What this task involves »
Exactly as written, write out the lines below from the first to the one containing "(p1 et p2)</div>", inclusive. Pictures do not belong in the copy.

Given information »
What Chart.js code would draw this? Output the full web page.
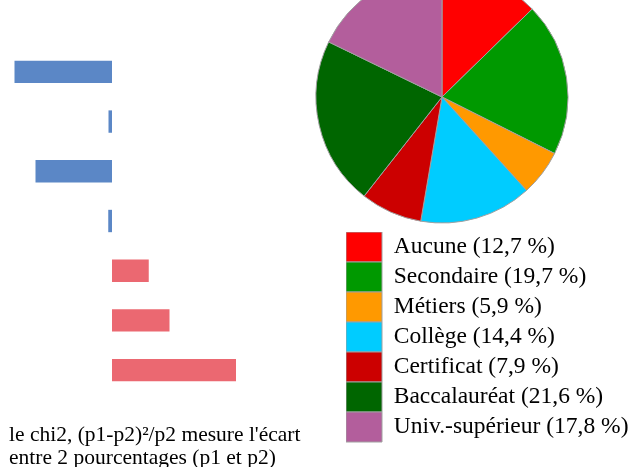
<!DOCTYPE html>
<html>
<head>
<meta charset="utf-8">
<script src="https://cdn.jsdelivr.net/npm/chart.js@4"></script>
<style>
  html, body { margin: 0; padding: 0; background: #fff; overflow: hidden; }
  body { width: 637px; height: 467px; position: relative; }
  #ecarts { position: absolute; left: 0; top: 0; }
  #niveaux { position: absolute; left: 300px; top: -38px; }
  #note {
    position: absolute; left: 9px; top: 423px;
    font-family: "Liberation Serif", "Times New Roman", serif;
    font-size: 21.5px; line-height: 23px; color: #000; white-space: nowrap;
  }
</style>
</head>
<body>
<canvas id="ecarts" width="300" height="420"></canvas>
<canvas id="niveaux" width="337" height="490"></canvas>
<div id="note">le chi2, (p1-p2)²/p2 mesure l'écart<br>entre 2 pourcentages (p1 et p2)</div>

<script>
// niveaux de scolarité et leur part (%)
var niveaux = ['Aucune', 'Secondaire', 'Métiers', 'Collège', 'Certificat', 'Baccalauréat', 'Univ.-supérieur'];
var parts = [12.7, 19.7, 5.9, 14.4, 7.9, 21.6, 17.8];
var couleurs = ['#FF0000', '#009900', '#FF9900', '#00CCFF', '#CC0000', '#006600', '#B35E9C'];

// chi2 signé pour chaque niveau (négatif = sous-représenté)
var ecarts = [-3.90, -0.14, -3.06, -0.15, 1.47, 2.30, 4.96];

var serif = '"Liberation Serif", "Times New Roman", serif';

// barres horizontales des écarts
var ctx1 = document.getElementById('ecarts').getContext('2d');
new Chart(ctx1, {
  type: 'bar',
  data: {
    labels: niveaux,
    datasets: [{
      data: ecarts,
      backgroundColor: ecarts.map(function (v) { return v < 0 ? '#5B87C6' : '#EB6871'; }),
      borderWidth: 0,
      barPercentage: 0.9,
      categoryPercentage: 0.5
    }]
  },
  options: {
    indexAxis: 'y',
    responsive: false,
    animation: false,
    layout: { padding: { top: 47, bottom: 25, left: 12, right: 38 } },
    plugins: { legend: { display: false }, tooltip: { enabled: false } },
    scales: {
      x: { display: false, min: -4, max: 6 },
      y: { display: false }
    }
  }
});

// le camembert est décalé vers la gauche de la légende
var decalage = {
  id: 'decalage',
  beforeDatasetsDraw: function (chart) {
    chart.ctx.save();
    chart.ctx.translate(-49.5, 0);
  },
  afterDatasetsDraw: function (chart) {
    chart.ctx.restore();
  }
};

// camembert + légende
var etiquettes = niveaux.map(function (n, i) {
  return n + ' (' + parts[i].toFixed(1).replace('.', ',') + ' %)';
});

var ctx2 = document.getElementById('niveaux').getContext('2d');
new Chart(ctx2, {
  type: 'pie',
  data: {
    labels: etiquettes,
    datasets: [{
      data: parts,
      backgroundColor: couleurs,
      borderColor: '#A0A0A0',
      borderWidth: 1,
      radius: 126,
      clip: false
    }]
  },
  plugins: [decalage],
  options: {
    responsive: false,
    animation: false,
    layout: { padding: { top: 0, bottom: 0, left: 46, right: 0 } },
    plugins: {
      tooltip: { enabled: false },
      legend: {
        position: 'bottom',
        align: 'start',
        labels: {
          boxWidth: 36,
          boxHeight: 30,
          padding: 0,
          color: '#000',
          font: { family: serif, size: 23.5 }
        }
      }
    }
  }
});
</script>
</body>
</html>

Task answer »
What Chart.js code would draw this? Output the full web page.
<!DOCTYPE html>
<html>
<head>
<meta charset="utf-8">
<script src="https://cdn.jsdelivr.net/npm/chart.js@4"></script>
<style>
  html, body { margin: 0; padding: 0; background: #fff; overflow: hidden; }
  body { width: 637px; height: 467px; position: relative; }
  #ecarts { position: absolute; left: 0; top: 0; }
  #niveaux { position: absolute; left: 300px; top: -38px; }
  #note {
    position: absolute; left: 9px; top: 423px;
    font-family: "Liberation Serif", "Times New Roman", serif;
    font-size: 21.5px; line-height: 23px; color: #000; white-space: nowrap;
  }
</style>
</head>
<body>
<canvas id="ecarts" width="300" height="420"></canvas>
<canvas id="niveaux" width="337" height="490"></canvas>
<div id="note">le chi2, (p1-p2)²/p2 mesure l'écart<br>entre 2 pourcentages (p1 et p2)</div>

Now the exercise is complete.